Can you transcribe every entry word for word, skipping the images?

(Charts and diagrams as code)
---*---
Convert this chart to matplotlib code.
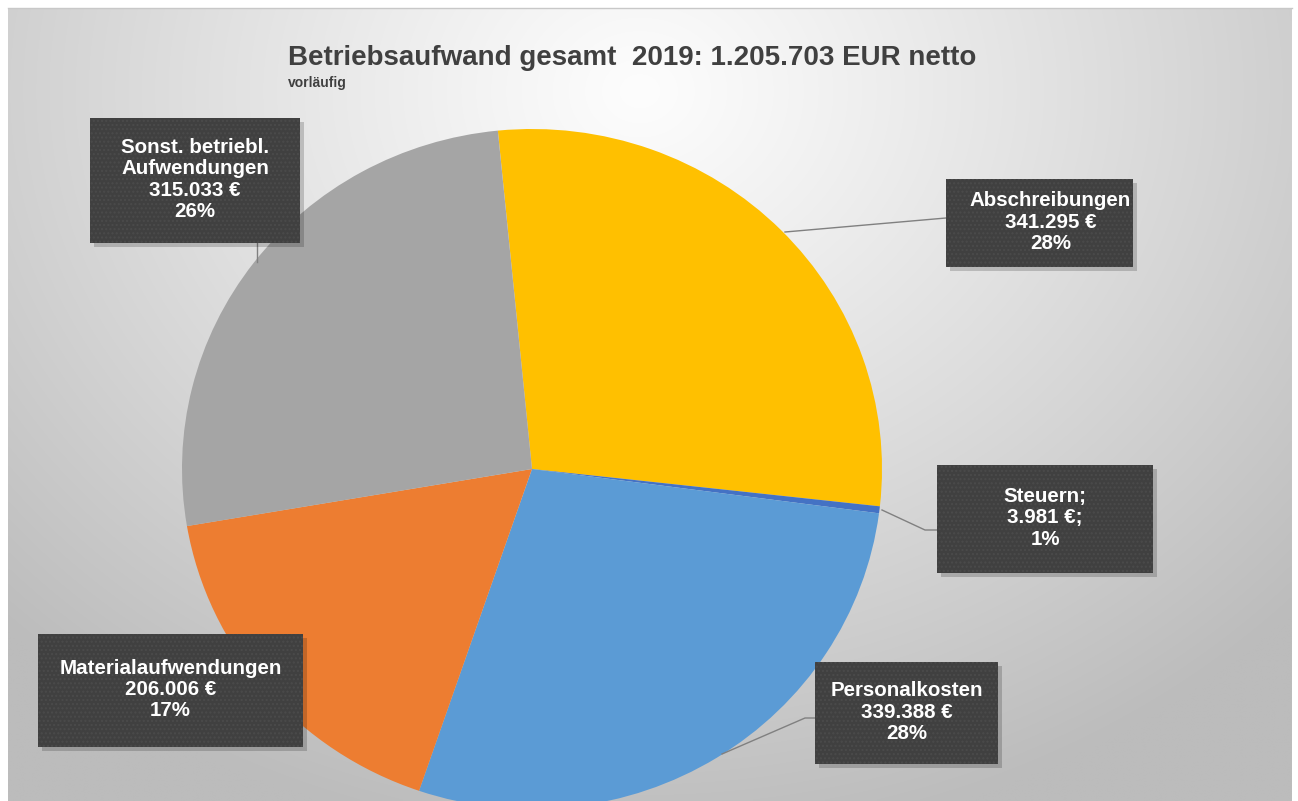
import numpy as np
import matplotlib
matplotlib.use("Agg")
import matplotlib.pyplot as plt
from matplotlib.patches import Rectangle

plt.rcParams['font.family'] = ['Liberation Sans', 'DejaVu Sans']

# ---- data ----
categories = ["Abschreibungen", "Steuern", "Personalkosten",
              "Materialaufwendungen", "Sonst. betriebl.\nAufwendungen"]
values = [341295, 3981, 339388, 206006, 315033]
percent_labels = ["28%", "1%", "28%", "17%", "26%"]
colors = ["#FFC000", "#4472C4", "#5B9BD5", "#ED7D31", "#A5A5A5"]
title = "Betriebsaufwand gesamt  2019: 1.205.703 EUR netto"
subtitle = "vorläufig"

W, H = 1298, 801
fig = plt.figure(figsize=(W / 100, H / 100), dpi=100)
fig.patch.set_facecolor("white")

# background axes in pixel coords
bg = fig.add_axes([0, 0, 1, 1])
bg.set_xlim(0, W)
bg.set_ylim(H, 0)
bg.axis("off")

# radial gradient background
x0, x1, y0, y1 = 8, 1292, 8, 801
xx, yy = np.meshgrid(np.linspace(x0, x1, 400), np.linspace(y0, y1, 250))
d = np.sqrt(((xx - 640) / 900) ** 2 + ((yy - 90) / 760) ** 2)
d = np.clip(d, 0, 1)
g = 253 - (253 - 188) * d ** 1.1
img = np.dstack([g, g, g]) / 255.0
bg.imshow(img, extent=(x0, x1, y1, y0), aspect="auto", zorder=0, interpolation="bilinear")
bg.plot([x0, x1], [y0, y0], color="#c8c8c8", lw=1, zorder=1)

# pie axes (center 532,469; rx 350, ry 340 px)
cx, cy, rx, ry = 532, 469, 350, 340
pax = fig.add_axes([(cx - rx) / W, (H - cy - ry) / H, 2 * rx / W, 2 * ry / H])
pax.pie(values, colors=colors, startangle=95.6, counterclock=False,
        radius=1, wedgeprops=dict(linewidth=0))
pax.set_aspect("auto")
pax.set_xlim(-1, 1)
pax.set_ylim(-1, 1)
pax.axis("off")
pax.set_zorder(2)

# overlay axes for labels
ov = fig.add_axes([0, 0, 1, 1])
ov.set_xlim(0, W)
ov.set_ylim(H, 0)
ov.axis("off")
ov.patch.set_alpha(0)
ov.set_zorder(3)

ov.text(288, 65, title, fontsize=20, fontweight="bold", color="#404040",
        ha="left", va="baseline")
ov.text(288, 87, subtitle, fontsize=10, fontweight="bold", color="#404040",
        ha="left", va="baseline")

# leader lines
line_col = "#808080"
ov.plot([946, 785], [218, 232], color=line_col, lw=1)
ov.plot([937, 925, 882], [530, 530, 510], color=line_col, lw=1)
ov.plot([815, 805, 722], [718, 718, 754], color=line_col, lw=1)
ov.plot([257, 257], [243, 262], color=line_col, lw=1)

# label boxes (left, top, right, bottom)
boxes = [(946, 179, 1133, 267), (937, 465, 1153, 573), (815, 662, 998, 764),
         (38, 634, 303, 747), (90, 118, 300, 243)]
text_dx = [11, 0, 0, 0, 0]

for i, (cat, v, p) in enumerate(zip(categories, values, percent_labels)):
    l, t, r, b = boxes[i]
    # shadow
    ov.add_patch(Rectangle((l + 4, t + 4), r - l, b - t, facecolor="#000000",
                           alpha=0.18, edgecolor="none", zorder=4))
    ov.add_patch(Rectangle((l, t), r - l, b - t, facecolor="#404040",
                           edgecolor="none", zorder=5))
    ov.add_patch(Rectangle((l, t), r - l, b - t, facecolor="none",
                           edgecolor="#4b4b4b", hatch="....", lw=0, zorder=6))
    val = f"{v:,}".replace(",", ".") + " €"
    if cat == "Steuern":
        txt = f"{cat};\n{val};\n{p}"
    else:
        txt = f"{cat}\n{val}\n{p}"
    ov.text((l + r) / 2 + text_dx[i], (t + b) / 2 - 1, txt, color="white",
            fontsize=14.8, fontweight="bold", ha="center", va="center",
            linespacing=1.15, zorder=7)

fig.savefig("out.png", dpi=100, facecolor="white")
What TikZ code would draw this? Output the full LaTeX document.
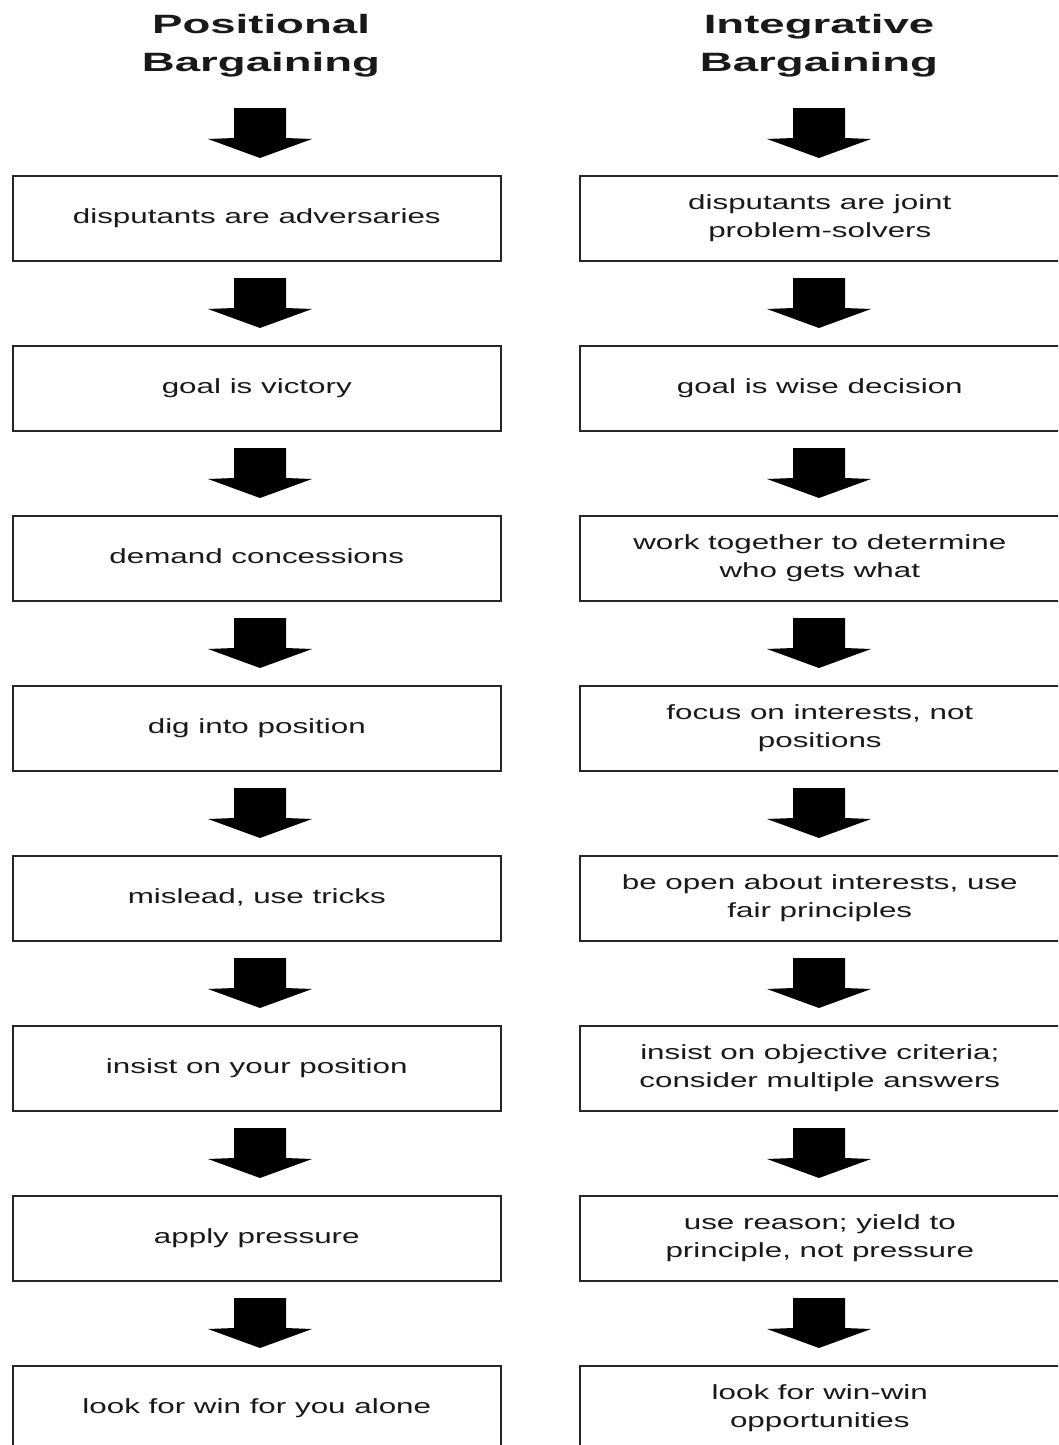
\documentclass[tikz,border=0pt]{standalone}
\usepackage{fontspec}
\setmainfont{Liberation Sans}
\usepackage{graphicx}
\newcommand{\widetxt}[2]{\scalebox{#1}[1]{\begin{tabular}{@{}c@{}}#2\end{tabular}}}
\tikzset{
  box/.style={draw=black!85, line width=1.6pt, minimum width=488pt, minimum height=85pt,
    inner sep=0pt, anchor=north west, text=black!90,
    font=\fontsize{20.5}{28}\selectfont},
  ttl/.style={font=\bfseries\fontsize{26.5}{37}\selectfont, anchor=base, inner sep=0pt, text=black!90},
  blockarrow/.pic={\fill[black] (-26,0) -- (26,0) -- (26,-30) -- (52,-31) -- (0,-50) -- (-52,-31) -- (-26,-30) -- cycle;}
}
\begin{document}
\begin{tikzpicture}[x=1pt,y=1pt]
\useasboundingbox (0,0) rectangle (1058,-1445);
\clip (0,0) rectangle (1058,-1445);
\fill[white] (0,0) rectangle (1058,-1445);
% titles
\node[ttl] (pt1) at (261,-34) {\scalebox{1.72}[1]{Positional}};
\node[ttl] (pt2) at (261,-71) {\scalebox{1.72}[1]{Bargaining}};
\node[ttl] (it1) at (819,-34) {\scalebox{1.72}[1]{Integrative}};
\node[ttl] (it2) at (819,-71) {\scalebox{1.72}[1]{Bargaining}};
% left column
\foreach \i/\t in {1/{disputants are adversaries}, 2/{goal is victory}, 3/{demand concessions},
  4/{dig into position}, 5/{mislead, use tricks}, 6/{insist on your position},
  7/{apply pressure}, 8/{look for win for you alone}}{
  \node[box] (L\i) at (12,{-175-170*(\i-1)}) {\widetxt{1.53}{\t}};
  \pic at (260,{-108-170*(\i-1)}) {blockarrow};
}
% right column
\foreach \i/\t in {1/{disputants are joint\\problem-solvers}, 2/{goal is wise decision},
  3/{work together to determine\\who gets what}, 4/{focus on interests, not\\positions},
  5/{be open about interests, use\\fair principles}, 6/{insist on objective criteria;\\consider multiple answers},
  7/{use reason; yield to\\principle, not pressure}, 8/{look for win-win\\opportunities}}{
  \node[box, minimum width=488pt] (R\i) at (579,{-175-170*(\i-1)}) {\widetxt{1.53}{\t}\hspace*{8pt}};
  \pic at (819,{-108-170*(\i-1)}) {blockarrow};
}
\end{tikzpicture}
\end{document}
---*---
Expected answer>
Convert this chart to matplotlib code.
import numpy as np
import matplotlib
matplotlib.use("Agg")
import matplotlib.pyplot as plt
from matplotlib.patches import Rectangle

plt.rcParams['font.family'] = ['Liberation Sans', 'DejaVu Sans']

# ---- data ----
categories = ["Abschreibungen", "Steuern", "Personalkosten",
              "Materialaufwendungen", "Sonst. betriebl.\nAufwendungen"]
values = [341295, 3981, 339388, 206006, 315033]
percent_labels = ["28%", "1%", "28%", "17%", "26%"]
colors = ["#FFC000", "#4472C4", "#5B9BD5", "#ED7D31", "#A5A5A5"]
title = "Betriebsaufwand gesamt  2019: 1.205.703 EUR netto"
subtitle = "vorläufig"

W, H = 1298, 801
fig = plt.figure(figsize=(W / 100, H / 100), dpi=100)
fig.patch.set_facecolor("white")

# background axes in pixel coords
bg = fig.add_axes([0, 0, 1, 1])
bg.set_xlim(0, W)
bg.set_ylim(H, 0)
bg.axis("off")

# radial gradient background
x0, x1, y0, y1 = 8, 1292, 8, 801
xx, yy = np.meshgrid(np.linspace(x0, x1, 400), np.linspace(y0, y1, 250))
d = np.sqrt(((xx - 640) / 900) ** 2 + ((yy - 90) / 760) ** 2)
d = np.clip(d, 0, 1)
g = 253 - (253 - 188) * d ** 1.1
img = np.dstack([g, g, g]) / 255.0
bg.imshow(img, extent=(x0, x1, y1, y0), aspect="auto", zorder=0, interpolation="bilinear")
bg.plot([x0, x1], [y0, y0], color="#c8c8c8", lw=1, zorder=1)

# pie axes (center 532,469; rx 350, ry 340 px)
cx, cy, rx, ry = 532, 469, 350, 340
pax = fig.add_axes([(cx - rx) / W, (H - cy - ry) / H, 2 * rx / W, 2 * ry / H])
pax.pie(values, colors=colors, startangle=95.6, counterclock=False,
        radius=1, wedgeprops=dict(linewidth=0))
pax.set_aspect("auto")
pax.set_xlim(-1, 1)
pax.set_ylim(-1, 1)
pax.axis("off")
pax.set_zorder(2)

# overlay axes for labels
ov = fig.add_axes([0, 0, 1, 1])
ov.set_xlim(0, W)
ov.set_ylim(H, 0)
ov.axis("off")
ov.patch.set_alpha(0)
ov.set_zorder(3)

ov.text(288, 65, title, fontsize=20, fontweight="bold", color="#404040",
        ha="left", va="baseline")
ov.text(288, 87, subtitle, fontsize=10, fontweight="bold", color="#404040",
        ha="left", va="baseline")

# leader lines
line_col = "#808080"
ov.plot([946, 785], [218, 232], color=line_col, lw=1)
ov.plot([937, 925, 882], [530, 530, 510], color=line_col, lw=1)
ov.plot([815, 805, 722], [718, 718, 754], color=line_col, lw=1)
ov.plot([257, 257], [243, 262], color=line_col, lw=1)

# label boxes (left, top, right, bottom)
boxes = [(946, 179, 1133, 267), (937, 465, 1153, 573), (815, 662, 998, 764),
         (38, 634, 303, 747), (90, 118, 300, 243)]
text_dx = [11, 0, 0, 0, 0]

for i, (cat, v, p) in enumerate(zip(categories, values, percent_labels)):
    l, t, r, b = boxes[i]
    # shadow
    ov.add_patch(Rectangle((l + 4, t + 4), r - l, b - t, facecolor="#000000",
                           alpha=0.18, edgecolor="none", zorder=4))
    ov.add_patch(Rectangle((l, t), r - l, b - t, facecolor="#404040",
                           edgecolor="none", zorder=5))
    ov.add_patch(Rectangle((l, t), r - l, b - t, facecolor="none",
                           edgecolor="#4b4b4b", hatch="....", lw=0, zorder=6))
    val = f"{v:,}".replace(",", ".") + " €"
    if cat == "Steuern":
        txt = f"{cat};\n{val};\n{p}"
    else:
        txt = f"{cat}\n{val}\n{p}"
    ov.text((l + r) / 2 + text_dx[i], (t + b) / 2 - 1, txt, color="white",
            fontsize=14.8, fontweight="bold", ha="center", va="center",
            linespacing=1.15, zorder=7)

fig.savefig("out.png", dpi=100, facecolor="white")
What TikZ code would draw this? Output the full LaTeX document.
\documentclass[tikz,border=0pt]{standalone}
\usepackage{fontspec}
\setmainfont{Liberation Sans}
\usepackage{graphicx}
\newcommand{\widetxt}[2]{\scalebox{#1}[1]{\begin{tabular}{@{}c@{}}#2\end{tabular}}}
\tikzset{
  box/.style={draw=black!85, line width=1.6pt, minimum width=488pt, minimum height=85pt,
    inner sep=0pt, anchor=north west, text=black!90,
    font=\fontsize{20.5}{28}\selectfont},
  ttl/.style={font=\bfseries\fontsize{26.5}{37}\selectfont, anchor=base, inner sep=0pt, text=black!90},
  blockarrow/.pic={\fill[black] (-26,0) -- (26,0) -- (26,-30) -- (52,-31) -- (0,-50) -- (-52,-31) -- (-26,-30) -- cycle;}
}
\begin{document}
\begin{tikzpicture}[x=1pt,y=1pt]
\useasboundingbox (0,0) rectangle (1058,-1445);
\clip (0,0) rectangle (1058,-1445);
\fill[white] (0,0) rectangle (1058,-1445);
% titles
\node[ttl] (pt1) at (261,-34) {\scalebox{1.72}[1]{Positional}};
\node[ttl] (pt2) at (261,-71) {\scalebox{1.72}[1]{Bargaining}};
\node[ttl] (it1) at (819,-34) {\scalebox{1.72}[1]{Integrative}};
\node[ttl] (it2) at (819,-71) {\scalebox{1.72}[1]{Bargaining}};
% left column
\foreach \i/\t in {1/{disputants are adversaries}, 2/{goal is victory}, 3/{demand concessions},
  4/{dig into position}, 5/{mislead, use tricks}, 6/{insist on your position},
  7/{apply pressure}, 8/{look for win for you alone}}{
  \node[box] (L\i) at (12,{-175-170*(\i-1)}) {\widetxt{1.53}{\t}};
  \pic at (260,{-108-170*(\i-1)}) {blockarrow};
}
% right column
\foreach \i/\t in {1/{disputants are joint\\problem-solvers}, 2/{goal is wise decision},
  3/{work together to determine\\who gets what}, 4/{focus on interests, not\\positions},
  5/{be open about interests, use\\fair principles}, 6/{insist on objective criteria;\\consider multiple answers},
  7/{use reason; yield to\\principle, not pressure}, 8/{look for win-win\\opportunities}}{
  \node[box, minimum width=488pt] (R\i) at (579,{-175-170*(\i-1)}) {\widetxt{1.53}{\t}\hspace*{8pt}};
  \pic at (819,{-108-170*(\i-1)}) {blockarrow};
}
\end{tikzpicture}
\end{document}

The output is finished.